In the records below, find the line that contains "Reproduce this chart" and the line that contains "from matplotlib.lines import Line2D"; write out exactly those two lines and everything between them, without the pictures.

■ Records to use:

═══

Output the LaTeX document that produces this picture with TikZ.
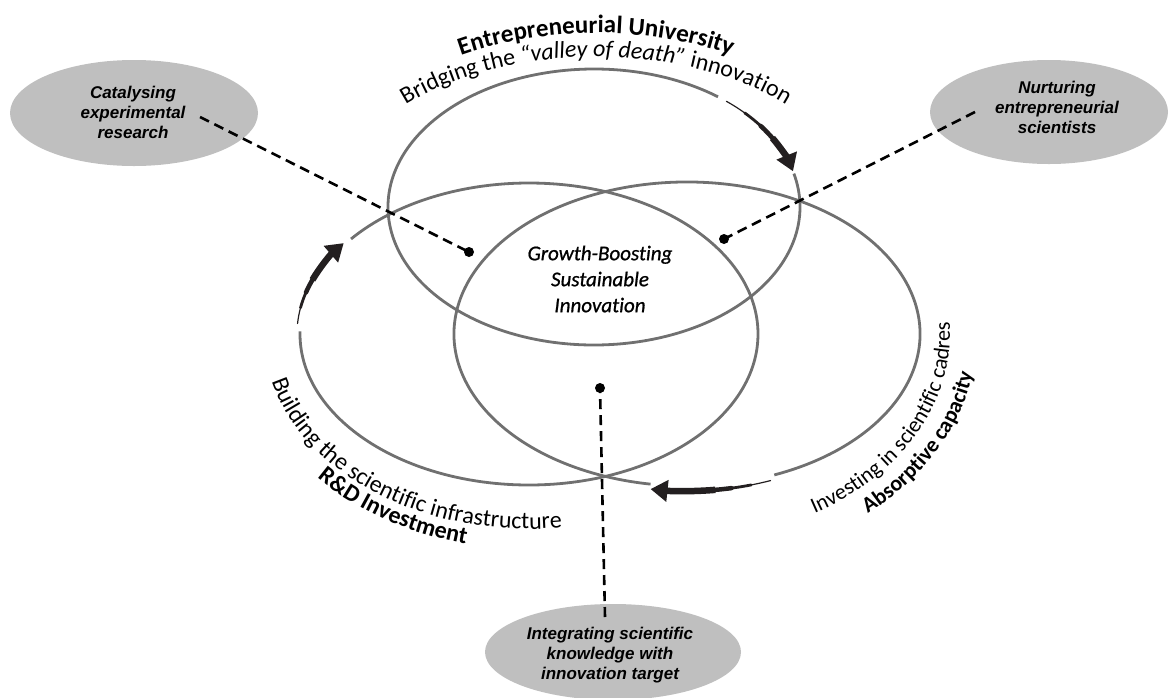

═══

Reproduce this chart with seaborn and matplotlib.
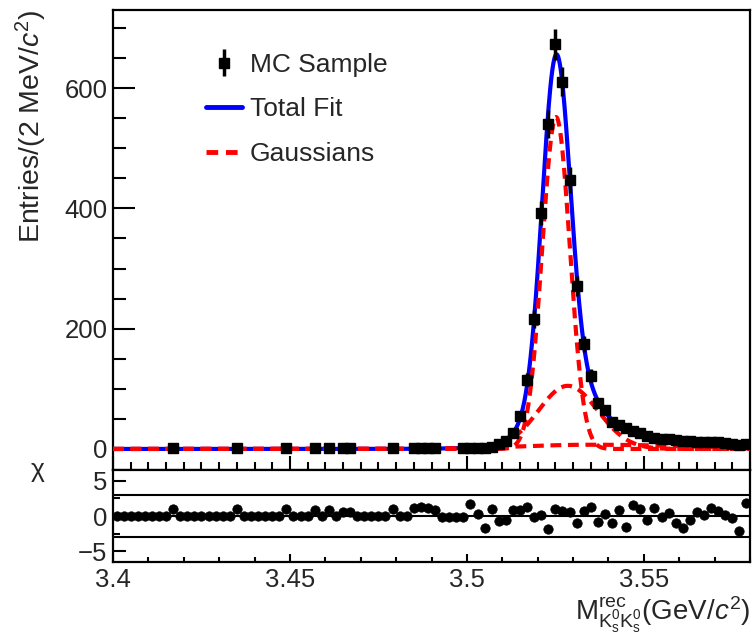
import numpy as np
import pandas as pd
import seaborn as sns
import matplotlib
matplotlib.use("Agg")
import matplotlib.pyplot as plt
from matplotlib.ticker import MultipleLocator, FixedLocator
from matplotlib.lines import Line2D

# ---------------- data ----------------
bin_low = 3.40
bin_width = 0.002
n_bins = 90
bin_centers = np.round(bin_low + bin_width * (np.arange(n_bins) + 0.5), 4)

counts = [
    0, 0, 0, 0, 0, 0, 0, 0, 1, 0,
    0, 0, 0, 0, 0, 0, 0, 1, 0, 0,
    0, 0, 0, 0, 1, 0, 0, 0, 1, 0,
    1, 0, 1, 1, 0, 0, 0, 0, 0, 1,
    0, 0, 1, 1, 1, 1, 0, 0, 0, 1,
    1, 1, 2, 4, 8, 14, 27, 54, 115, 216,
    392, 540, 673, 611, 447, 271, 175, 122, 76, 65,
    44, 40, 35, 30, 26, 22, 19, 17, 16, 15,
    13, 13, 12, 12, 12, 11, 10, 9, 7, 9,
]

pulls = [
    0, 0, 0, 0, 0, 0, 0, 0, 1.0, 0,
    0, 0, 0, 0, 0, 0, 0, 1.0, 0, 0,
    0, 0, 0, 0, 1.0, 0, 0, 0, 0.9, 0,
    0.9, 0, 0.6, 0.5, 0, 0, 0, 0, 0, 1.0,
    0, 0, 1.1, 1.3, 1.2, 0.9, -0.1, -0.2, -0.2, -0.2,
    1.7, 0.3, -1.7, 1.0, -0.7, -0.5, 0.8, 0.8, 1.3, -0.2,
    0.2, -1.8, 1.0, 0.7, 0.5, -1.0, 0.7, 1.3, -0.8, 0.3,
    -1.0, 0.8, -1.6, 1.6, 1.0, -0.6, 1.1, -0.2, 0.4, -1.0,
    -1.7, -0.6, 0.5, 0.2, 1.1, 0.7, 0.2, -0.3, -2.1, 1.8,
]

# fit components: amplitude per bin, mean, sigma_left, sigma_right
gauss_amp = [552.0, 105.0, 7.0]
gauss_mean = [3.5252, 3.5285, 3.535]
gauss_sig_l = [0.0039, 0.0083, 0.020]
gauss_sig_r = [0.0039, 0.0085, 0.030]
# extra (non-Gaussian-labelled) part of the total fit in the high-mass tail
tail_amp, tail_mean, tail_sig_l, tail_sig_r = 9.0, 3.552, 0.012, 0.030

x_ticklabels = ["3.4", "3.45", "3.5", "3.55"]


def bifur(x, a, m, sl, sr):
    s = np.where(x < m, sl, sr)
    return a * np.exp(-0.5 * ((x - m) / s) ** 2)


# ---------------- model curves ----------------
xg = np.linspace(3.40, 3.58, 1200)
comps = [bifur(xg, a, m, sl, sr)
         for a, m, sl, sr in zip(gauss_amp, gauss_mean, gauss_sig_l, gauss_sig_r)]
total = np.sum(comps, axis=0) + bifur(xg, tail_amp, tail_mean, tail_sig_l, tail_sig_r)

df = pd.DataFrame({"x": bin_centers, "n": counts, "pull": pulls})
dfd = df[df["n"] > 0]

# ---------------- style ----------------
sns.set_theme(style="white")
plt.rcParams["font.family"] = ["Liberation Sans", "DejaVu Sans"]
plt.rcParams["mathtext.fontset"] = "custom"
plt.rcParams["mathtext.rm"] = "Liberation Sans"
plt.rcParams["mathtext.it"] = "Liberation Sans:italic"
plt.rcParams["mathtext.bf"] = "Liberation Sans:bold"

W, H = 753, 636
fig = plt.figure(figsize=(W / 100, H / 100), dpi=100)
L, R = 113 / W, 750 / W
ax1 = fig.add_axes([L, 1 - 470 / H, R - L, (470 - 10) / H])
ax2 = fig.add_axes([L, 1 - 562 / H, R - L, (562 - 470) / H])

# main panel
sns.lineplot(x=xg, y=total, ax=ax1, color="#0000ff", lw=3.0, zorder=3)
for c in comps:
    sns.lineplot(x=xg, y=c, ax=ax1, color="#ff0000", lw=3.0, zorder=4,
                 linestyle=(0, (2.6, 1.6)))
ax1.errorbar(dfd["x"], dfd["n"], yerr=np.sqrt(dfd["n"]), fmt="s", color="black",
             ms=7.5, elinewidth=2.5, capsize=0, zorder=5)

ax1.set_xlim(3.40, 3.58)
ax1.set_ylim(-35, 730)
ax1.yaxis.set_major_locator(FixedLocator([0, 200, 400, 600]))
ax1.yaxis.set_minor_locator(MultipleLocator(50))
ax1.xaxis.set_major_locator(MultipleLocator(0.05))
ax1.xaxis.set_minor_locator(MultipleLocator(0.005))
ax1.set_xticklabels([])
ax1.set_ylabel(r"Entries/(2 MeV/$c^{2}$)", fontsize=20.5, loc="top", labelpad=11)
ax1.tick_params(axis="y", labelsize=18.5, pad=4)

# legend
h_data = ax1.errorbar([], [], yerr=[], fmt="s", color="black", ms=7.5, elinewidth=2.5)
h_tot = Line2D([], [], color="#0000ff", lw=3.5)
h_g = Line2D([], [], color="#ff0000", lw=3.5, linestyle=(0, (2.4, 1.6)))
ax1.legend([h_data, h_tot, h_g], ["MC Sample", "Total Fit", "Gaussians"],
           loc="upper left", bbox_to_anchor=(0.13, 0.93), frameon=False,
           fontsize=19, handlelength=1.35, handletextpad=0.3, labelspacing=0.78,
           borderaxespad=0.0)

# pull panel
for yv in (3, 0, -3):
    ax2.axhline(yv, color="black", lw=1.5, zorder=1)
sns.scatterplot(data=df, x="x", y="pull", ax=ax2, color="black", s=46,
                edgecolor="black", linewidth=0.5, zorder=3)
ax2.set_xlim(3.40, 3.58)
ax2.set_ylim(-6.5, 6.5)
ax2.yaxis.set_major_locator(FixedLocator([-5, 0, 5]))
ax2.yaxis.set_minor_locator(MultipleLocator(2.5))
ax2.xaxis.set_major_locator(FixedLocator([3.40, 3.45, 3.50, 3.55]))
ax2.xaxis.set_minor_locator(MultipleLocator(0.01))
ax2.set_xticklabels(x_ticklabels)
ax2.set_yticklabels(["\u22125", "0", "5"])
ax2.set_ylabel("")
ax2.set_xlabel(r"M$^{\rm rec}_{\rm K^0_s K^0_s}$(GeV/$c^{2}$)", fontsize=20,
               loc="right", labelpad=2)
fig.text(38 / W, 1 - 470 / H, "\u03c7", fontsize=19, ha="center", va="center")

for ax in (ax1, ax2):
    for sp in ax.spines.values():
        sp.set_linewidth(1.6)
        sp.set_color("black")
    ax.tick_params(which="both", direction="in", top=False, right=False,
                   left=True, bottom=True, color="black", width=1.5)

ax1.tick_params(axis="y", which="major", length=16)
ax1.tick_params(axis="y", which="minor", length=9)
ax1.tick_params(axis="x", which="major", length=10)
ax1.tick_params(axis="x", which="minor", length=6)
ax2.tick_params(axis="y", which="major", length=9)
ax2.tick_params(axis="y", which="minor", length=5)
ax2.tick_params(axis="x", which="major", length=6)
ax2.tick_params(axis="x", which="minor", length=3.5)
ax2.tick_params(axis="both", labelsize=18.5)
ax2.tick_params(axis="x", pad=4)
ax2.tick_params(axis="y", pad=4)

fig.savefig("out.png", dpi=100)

═══

■ Result of this task:
Reproduce this chart with seaborn and matplotlib.
import numpy as np
import pandas as pd
import seaborn as sns
import matplotlib
matplotlib.use("Agg")
import matplotlib.pyplot as plt
from matplotlib.ticker import MultipleLocator, FixedLocator
from matplotlib.lines import Line2D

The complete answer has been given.